Michnikowszczyzna. Zapis choroby
- Author: Rafał Ziemkiewicz
- Publication date: 2006

= Michnikowszczyzna. Zapis choroby =

2006 nonfiction book by Rafał Ziemkiewicz

Michnikowszczyzna. Zapis choroby is a book written by a Polish right-wing journalist Rafał Ziemkiewicz in 2006. The title might be translated as Michnikism. Medical History. It presents a negative analytical and critical view of Adam Michnik, the founder and editor-in-chief of Gazeta Wyborcza (second biggest daily newspaper in Poland), and Michnik's role within Polish society and in the transformation in Poland after 1989.

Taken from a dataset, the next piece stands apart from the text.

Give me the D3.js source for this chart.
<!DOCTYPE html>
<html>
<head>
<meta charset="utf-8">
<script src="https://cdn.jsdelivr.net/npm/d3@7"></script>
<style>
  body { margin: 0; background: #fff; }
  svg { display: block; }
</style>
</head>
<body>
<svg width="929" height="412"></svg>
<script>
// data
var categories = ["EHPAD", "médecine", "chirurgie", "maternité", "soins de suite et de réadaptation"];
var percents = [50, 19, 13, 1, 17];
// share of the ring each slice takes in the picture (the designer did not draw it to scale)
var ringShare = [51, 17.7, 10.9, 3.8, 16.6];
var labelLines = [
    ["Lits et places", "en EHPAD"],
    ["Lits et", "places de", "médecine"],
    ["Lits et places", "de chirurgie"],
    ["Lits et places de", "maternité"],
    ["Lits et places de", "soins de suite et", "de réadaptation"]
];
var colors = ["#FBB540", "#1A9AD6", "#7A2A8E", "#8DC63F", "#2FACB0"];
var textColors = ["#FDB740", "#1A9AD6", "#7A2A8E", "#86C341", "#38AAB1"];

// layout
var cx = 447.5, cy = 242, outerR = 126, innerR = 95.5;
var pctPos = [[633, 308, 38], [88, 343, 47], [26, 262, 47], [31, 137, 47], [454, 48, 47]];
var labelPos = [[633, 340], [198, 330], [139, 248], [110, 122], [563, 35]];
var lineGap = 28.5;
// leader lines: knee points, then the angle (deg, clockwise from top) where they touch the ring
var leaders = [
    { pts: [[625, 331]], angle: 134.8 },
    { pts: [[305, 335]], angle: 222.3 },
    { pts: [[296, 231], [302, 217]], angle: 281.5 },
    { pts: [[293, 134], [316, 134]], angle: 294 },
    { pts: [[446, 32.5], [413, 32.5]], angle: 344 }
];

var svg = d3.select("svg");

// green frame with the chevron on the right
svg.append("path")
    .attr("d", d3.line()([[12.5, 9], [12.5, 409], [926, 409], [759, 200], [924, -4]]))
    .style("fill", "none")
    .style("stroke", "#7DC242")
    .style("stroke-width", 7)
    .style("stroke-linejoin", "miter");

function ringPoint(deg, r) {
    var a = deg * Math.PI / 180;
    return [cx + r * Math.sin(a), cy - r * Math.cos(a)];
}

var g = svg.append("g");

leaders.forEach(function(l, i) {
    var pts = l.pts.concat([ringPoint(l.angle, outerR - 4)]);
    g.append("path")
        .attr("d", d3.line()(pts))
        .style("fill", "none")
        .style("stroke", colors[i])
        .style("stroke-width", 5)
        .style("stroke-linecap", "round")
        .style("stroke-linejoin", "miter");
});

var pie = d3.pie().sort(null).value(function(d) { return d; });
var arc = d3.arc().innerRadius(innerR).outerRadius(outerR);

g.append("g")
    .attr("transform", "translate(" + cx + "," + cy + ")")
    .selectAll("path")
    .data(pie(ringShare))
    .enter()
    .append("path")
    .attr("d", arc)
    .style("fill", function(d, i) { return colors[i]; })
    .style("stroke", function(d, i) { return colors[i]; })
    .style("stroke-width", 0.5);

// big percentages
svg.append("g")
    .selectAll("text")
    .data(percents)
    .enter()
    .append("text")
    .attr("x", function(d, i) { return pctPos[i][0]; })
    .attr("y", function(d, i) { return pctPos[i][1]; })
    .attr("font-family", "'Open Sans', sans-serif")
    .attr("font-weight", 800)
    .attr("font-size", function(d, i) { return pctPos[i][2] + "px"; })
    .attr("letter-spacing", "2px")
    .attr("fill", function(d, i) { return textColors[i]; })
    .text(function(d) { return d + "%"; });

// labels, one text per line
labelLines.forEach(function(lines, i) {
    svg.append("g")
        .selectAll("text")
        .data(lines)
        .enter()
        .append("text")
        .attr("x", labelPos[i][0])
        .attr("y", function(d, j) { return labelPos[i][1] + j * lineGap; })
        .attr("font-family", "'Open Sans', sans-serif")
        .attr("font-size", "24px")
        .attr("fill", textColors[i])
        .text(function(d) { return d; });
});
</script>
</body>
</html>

In the view of the author, the neologism "Michnikowszczyzna" refers to both Michnik himself, his apprentices and the views presented by Gazeta Wyborcza, The term can be loosely translated as 'Michnikitis'. Ziemkiewicz describes in detail their—in his opinion—excessive and negative impact on the shape of politics in Poland, especially during the 90s. The book and author's thesis were criticized by some authors, especially those associated with Gazeta Wyborcza.

Released in December 2006, it ranked 6th on the January 2007 list of Polish bestselling books. The book has received numerous reviews in Poland, including in Wprost and one in Michnik's own Gazeta Wyborcza by Ewa Milewicz.